Extract only the first line of the listing and every line after it up to and including the one with "x = np.arange(len(months))". Omit the pictures.
>> start
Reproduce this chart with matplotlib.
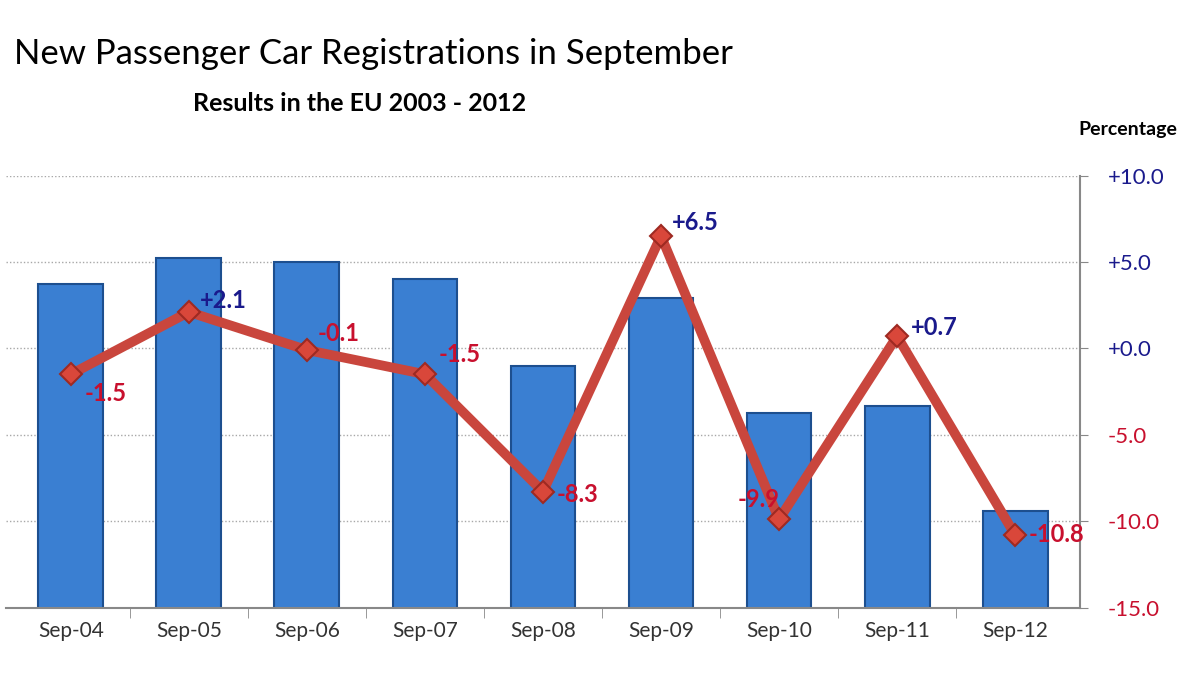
import matplotlib.pyplot as plt
import numpy as np

plt.rcParams['font.family'] = ['Lato', 'DejaVu Sans']

months = ['Sep-04', 'Sep-05', 'Sep-06', 'Sep-07', 'Sep-08', 'Sep-09', 'Sep-10', 'Sep-11', 'Sep-12']
# registrations in thousands (left axis is cut off in the picture)
registrations = [1300, 1330, 1325, 1305, 1205, 1283, 1150, 1158, 1037]
# change vs. same month previous year, %
change = [-1.5, 2.1, -0.1, -1.5, -8.3, 6.5, -9.9, 0.7, -10.8]
pct_ticks = [-15, -10, -5, 0, 5, 10]

blue_txt = '#1a1a8c'
red_txt = '#c8102e'
line_red = '#c9463d'

fig = plt.figure(figsize=(12, 6.75), dpi=100)
ax = fig.add_axes([0.005, 0.1, 0.895, 0.64])
x = np.arange(len(months))

# bars on the (hidden) primary axis
ax.bar(x, registrations, width=0.55, color='#3a7fd2', edgecolor='#1d4f8f',
       linewidth=1.5, zorder=2)
ax.set_ylim(925, 1425)
# gridlines match the percentage ticks on the right
ax.set_yticks([925 + 20 * (p + 15) for p in pct_ticks])
ax.set_yticklabels([])
ax.tick_params(axis='y', length=0)
ax.grid(axis='y', color='#a8a8a8', linestyle=(0, (1, 1.5)), linewidth=1)
ax.set_axisbelow(True)

ax.set_xlim(-0.55, len(months) - 0.45)
ax.set_xticks(x)
ax.set_xticklabels(months, fontsize=15, color='#333333')
ax.tick_params(axis='x', length=0, pad=10)
ax.set_xticks(x[:-1] + 0.5, minor=True)
ax.tick_params(axis='x', which='minor', length=7, color='#888888')
for s in ['top', 'left']:
    ax.spines[s].set_visible(False)
ax.spines['bottom'].set_color('#888888')
ax.spines['bottom'].set_linewidth(1.5)
ax.spines['right'].set_visible(False)

# percentage change on the secondary axis
ax2 = ax.twinx()
ax2.plot(x, change, '-D', color=line_red, linewidth=7, markersize=11,
         markerfacecolor='#d9473a', markeredgecolor='#9e2a22', markeredgewidth=1.5,
         solid_joinstyle='miter', zorder=3)
ax2.set_ylim(-15, 10)
ax2.set_yticks(pct_ticks)
ax2.set_yticklabels([f'{p:+.1f}' for p in pct_ticks], fontsize=16)
for lab, p in zip(ax2.get_yticklabels(), pct_ticks):
    lab.set_color(blue_txt if p >= 0 else red_txt)
ax2.tick_params(axis='y', length=6, color='#888888', pad=14)
for s in ['top', 'left', 'bottom']:
    ax2.spines[s].set_visible(False)
ax2.spines['right'].set_color('#888888')
ax2.spines['right'].set_linewidth(1.5)

# data labels
offsets = [(10, -14), (8, 8), (8, 12), (10, 14), (10, -2), (8, 10), (-30, 14), (10, 6), (10, 0)]
for xi, v, off in zip(x, change, offsets):
    ax2.annotate(f'{v:+.1f}', (xi, v), xytext=off, textcoords='offset points',
                 fontsize=17, fontweight='bold', ha='left', va='center',
                 color=blue_txt if v > 0 else red_txt, zorder=4)

fig.text(0.012, 0.905, 'New Passenger Car Registrations in September',
         fontsize=25, ha='left', color='black')
fig.text(0.30, 0.835, 'Results in the EU 2003 - 2012',
         fontsize=18, fontweight='bold', ha='center', color='black')
fig.text(0.94, 0.80, 'Percentage', fontsize=14, fontweight='bold', ha='center',
         color='black')

fig.savefig('out.png', dpi=100, facecolor='white')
>> end
Solution to this exercise:
Reproduce this chart with matplotlib.
import matplotlib.pyplot as plt
import numpy as np

plt.rcParams['font.family'] = ['Lato', 'DejaVu Sans']

months = ['Sep-04', 'Sep-05', 'Sep-06', 'Sep-07', 'Sep-08', 'Sep-09', 'Sep-10', 'Sep-11', 'Sep-12']
# registrations in thousands (left axis is cut off in the picture)
registrations = [1300, 1330, 1325, 1305, 1205, 1283, 1150, 1158, 1037]
# change vs. same month previous year, %
change = [-1.5, 2.1, -0.1, -1.5, -8.3, 6.5, -9.9, 0.7, -10.8]
pct_ticks = [-15, -10, -5, 0, 5, 10]

blue_txt = '#1a1a8c'
red_txt = '#c8102e'
line_red = '#c9463d'

fig = plt.figure(figsize=(12, 6.75), dpi=100)
ax = fig.add_axes([0.005, 0.1, 0.895, 0.64])
x = np.arange(len(months))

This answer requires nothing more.